ALICE AU PAYS DES MALHEURS

Premier long métrage de Ahn Gooc-Jin (lire notre entretien), Alice in Earnestland est l'une des révélations coréennes de l'année. Le film, couronné au Festival de Jeonju (le second festival le plus important de Corée après Busan), a rencontré un beau succès d'estime dans les salles coréennes. Ce bon buzz est mérité : Alice in Earnestland est un premier essai à la fois gonflé, singulier et accompli. Au générique tambourinant succède un début cash qui ne perd pas de temps, à l'image de son héroïne (jouée par l'excellente Lee Jung-Hyun) qui, très vite, a dû prendre son destin en main. Tout aussi rapidement, Ahn Gooc-Jin fait preuve de mille idées visuelles pour illustrer l'histoire de Soo-Nam et même mieux : pour l'incarner.

Comme le meilleur de la production locale, Alice in Earnestland répond à deux idées reçues sur le cinéma coréen : ce serait un cinéma dont la violence gratuite est une finalité, et un cinéma brouillon qui a le cul entre deux chaises. A l'image d'un certain nombre de ses compatriotes, la violence chez Ahn Gooc-Jin n'est pas exploitée à des fins réalistes. Elle est too much ? C'est justement le but recherché. Pas simplement pour secouer le public dans une surenchère sanguinolente, mais pour créer un climat suréel dans lequel la violence raconte autre chose.

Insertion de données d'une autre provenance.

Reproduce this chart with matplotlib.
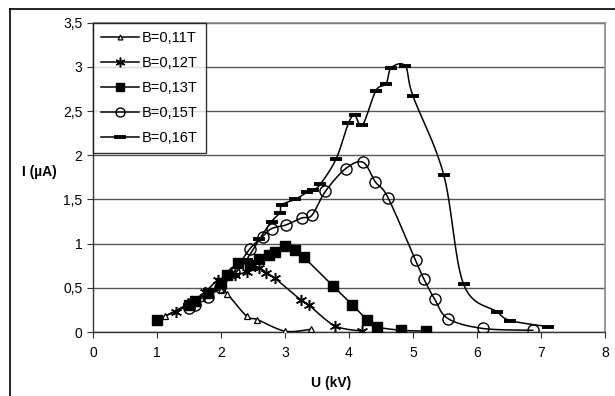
import matplotlib.pyplot as plt
import numpy as np
from matplotlib.lines import Line2D

plt.rcParams['font.family'] = ['Liberation Sans', 'DejaVu Sans']

# voltage U (kV) and current I (uA) for each magnetic field value
u_011 = [1.13, 1.5, 1.7, 2.0, 2.1, 2.4, 2.57, 3.0, 3.4]
i_011 = [0.18, 0.32, 0.38, 0.48, 0.43, 0.18, 0.14, 0.01, 0.03]

u_012 = [1.3, 1.55, 1.75, 1.96, 2.22, 2.4, 2.6, 2.7, 2.84, 3.25, 3.38, 3.78, 4.21]
i_012 = [0.23, 0.35, 0.45, 0.59, 0.64, 0.68, 0.72, 0.67, 0.61, 0.36, 0.30, 0.07, 0.01]

u_013 = [1.0, 1.5, 1.6, 1.8, 2.0, 2.1, 2.27, 2.45, 2.6, 2.75, 2.85, 3.0, 3.16, 3.29,
         3.75, 4.05, 4.28, 4.43, 4.81, 5.21]
i_013 = [0.14, 0.30, 0.35, 0.44, 0.55, 0.65, 0.78, 0.76, 0.83, 0.87, 0.91, 0.97, 0.93, 0.85,
         0.52, 0.31, 0.14, 0.06, 0.02, 0.01]

u_015 = [1.5, 1.6, 1.8, 1.98, 2.2, 2.45, 2.65, 2.79, 3.01, 3.26, 3.42, 3.63, 3.95, 4.22,
         4.41, 4.61, 5.04, 5.17, 5.34, 5.55, 6.09, 6.87]
i_015 = [0.27, 0.30, 0.40, 0.51, 0.68, 0.94, 1.08, 1.17, 1.21, 1.29, 1.32, 1.59, 1.85, 1.92,
         1.70, 1.52, 0.81, 0.60, 0.37, 0.15, 0.04, 0.02]

u_016 = [1.5, 1.8, 2.0, 2.2, 2.4, 2.6, 2.79, 2.92, 2.95, 3.16, 3.34, 3.44, 3.55, 3.8,
         3.99, 4.09, 4.21, 4.42, 4.58, 4.66, 4.88, 5.0, 5.48, 5.79, 6.31, 6.52, 7.11]
i_016 = [0.30, 0.42, 0.52, 0.65, 0.82, 1.05, 1.25, 1.35, 1.44, 1.50, 1.58, 1.61, 1.67, 1.96,
         2.36, 2.45, 2.34, 2.73, 2.81, 2.99, 3.01, 2.67, 1.78, 0.54, 0.23, 0.13, 0.06]

labels = ['B=0,11T', 'B=0,12T', 'B=0,13T', 'B=0,15T', 'B=0,16T']
x_ticks = [0, 1, 2, 3, 4, 5, 6, 7, 8]
y_ticks = [0, 0.5, 1, 1.5, 2, 2.5, 3, 3.5]


def smooth(x, y, n=12):
    # Catmull-Rom curve through the points, like a smoothed spreadsheet line
    p = np.column_stack([x, y]).astype(float)
    p = np.vstack([p[0], p, p[-1]])
    t = np.linspace(0, 1, n, endpoint=False)[:, None]
    out = []
    for k in range(1, len(p) - 2):
        p0, p1, p2, p3 = p[k - 1], p[k], p[k + 1], p[k + 2]
        seg = 0.5 * ((2 * p1) + (-p0 + p2) * t + (2 * p0 - 5 * p1 + 4 * p2 - p3) * t ** 2
                     + (-p0 + 3 * p1 - 3 * p2 + p3) * t ** 3)
        out.append(seg)
    out.append(p[-2][None, :])
    out = np.vstack(out)
    return out[:, 0], out[:, 1]


fig = plt.figure(figsize=(6.15, 3.96), dpi=100)
ax = fig.add_axes([0.1512, 0.1616, 0.8325, 0.7811])

series = [
    (u_011, i_011, dict(marker='^', ms=4.5, mfc='white', mec='black', mew=0.9)),
    (u_012, i_012, dict(marker=(6, 2, 0), ms=8, mec='black', mew=1.1)),
    (u_013, i_013, dict(marker='s', ms=7, mfc='black', mec='black')),
    (u_015, i_015, dict(marker='o', ms=8, mfc='none', mec='black', mew=1.0)),
    (u_016, i_016, dict(marker='_', ms=9, mec='black', mew=2.8)),
]
# legend keys use slightly smaller symbols
legend_ms = [3.5, 7, 6, 6.5, 8]

handles = []
for (u, i, mk), lab, lms in zip(series, labels, legend_ms):
    sx, sy = smooth(u, i)
    ax.plot(sx, sy, color='black', lw=1.1, zorder=3)
    ax.plot(u, i, ls='none', zorder=4, **mk)
    hk = dict(mk)
    hk['ms'] = lms
    handles.append(Line2D([], [], color='black', lw=1.1, **hk))

ax.set_xlim(0, 8)
ax.set_ylim(0, 3.5)
ax.set_xticks(x_ticks)
ax.set_yticks(y_ticks)
ax.set_xticklabels([str(v) for v in x_ticks])
ax.set_yticklabels([('%g' % v).replace('.', ',') for v in y_ticks])
ax.tick_params(labelsize=10, direction='out', length=4, width=0.8, color='#333333')
ax.tick_params(axis='x', pad=6)
ax.yaxis.grid(True, color='#555555', lw=1.0)
ax.set_axisbelow(True)
for s in ['top', 'right']:
    ax.spines[s].set_color('#888888')
    ax.spines[s].set_linewidth(1.2)
for s in ['left', 'bottom']:
    ax.spines[s].set_color('#333333')
    ax.spines[s].set_linewidth(1.0)

leg = ax.legend(handles, labels, loc='upper left', bbox_to_anchor=(0, 1), borderaxespad=0,
                fontsize=10.5, frameon=True, fancybox=False, edgecolor='black',
                handlelength=2.6, handletextpad=0.2, labelspacing=0.75, borderpad=0.57)
leg.get_frame().set_linewidth(1.0)
leg.set_zorder(10)

fig.text(22 / 615, 1 - 172 / 396, 'I (µA)', fontsize=10, fontweight='bold', va='center', ha='left')
fig.text(331 / 615, 1 - 383 / 396, 'U (kV)', fontsize=10, fontweight='bold', va='center', ha='center')

# chart area border
fig.add_artist(Line2D([10 / 615, 10 / 615], [1 - 9 / 396, 0], color='black', lw=1.2,
                      transform=fig.transFigure))
fig.add_artist(Line2D([10 / 615, 1], [1 - 9 / 396, 1 - 9 / 396], color='black', lw=1.2,
                      transform=fig.transFigure))

fig.savefig('out.png', dpi=100)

L'avalanche de malheurs sur Soo-Nam n'a paradoxalement rien de misérabiliste, elle permet une mise en perspective et fait de la jeune femme une héroïne de fable. La violence et les malheurs mélodramatiques ne sont que des moyens de distanciation du réel pour mieux raconter autrement un drame social (qui chez nous serait gris avec une héroïne qui ne tuerait personne mais qui prendrait de longues douches mélancoliques).

L'autre malentendu, sur un cinéma coréen qui en ferait trop et ne saurait choisir ni son ton, ni son genre, témoigne d'une incompréhension. Les ruptures violentes dans le cinéma coréen ne sont pas l'expression d'une hésitation, c'est ce qui fait ce cinéma : Ahn Gooc-Jin, dès son premier film, s'en sort déjà à merveille en mariant le réalisme social à la fantaisie et à la tragédie noire. L'un nourrit l'autre puisque le quotidien est tellement tragique qu'il en est drôle, et ce qui est parfois vu comme un défaut (ce manque de confort de ne pas voir un film qui obéit à nos règles familières) est une richesse, une manière d'aller plus loin dans le cœur du sujet. « C'est comme ça que ça se passe » annonce un personnage particulièrement cynique. Non, ce n'est pas comme ça que ça se passe, semble se dire Soo-Nam. Une déclaration que Ahn Gooc-Jin, aux antipodes d'un cinéma super-formaté, s'approprie pour cette pépite très prometteuse.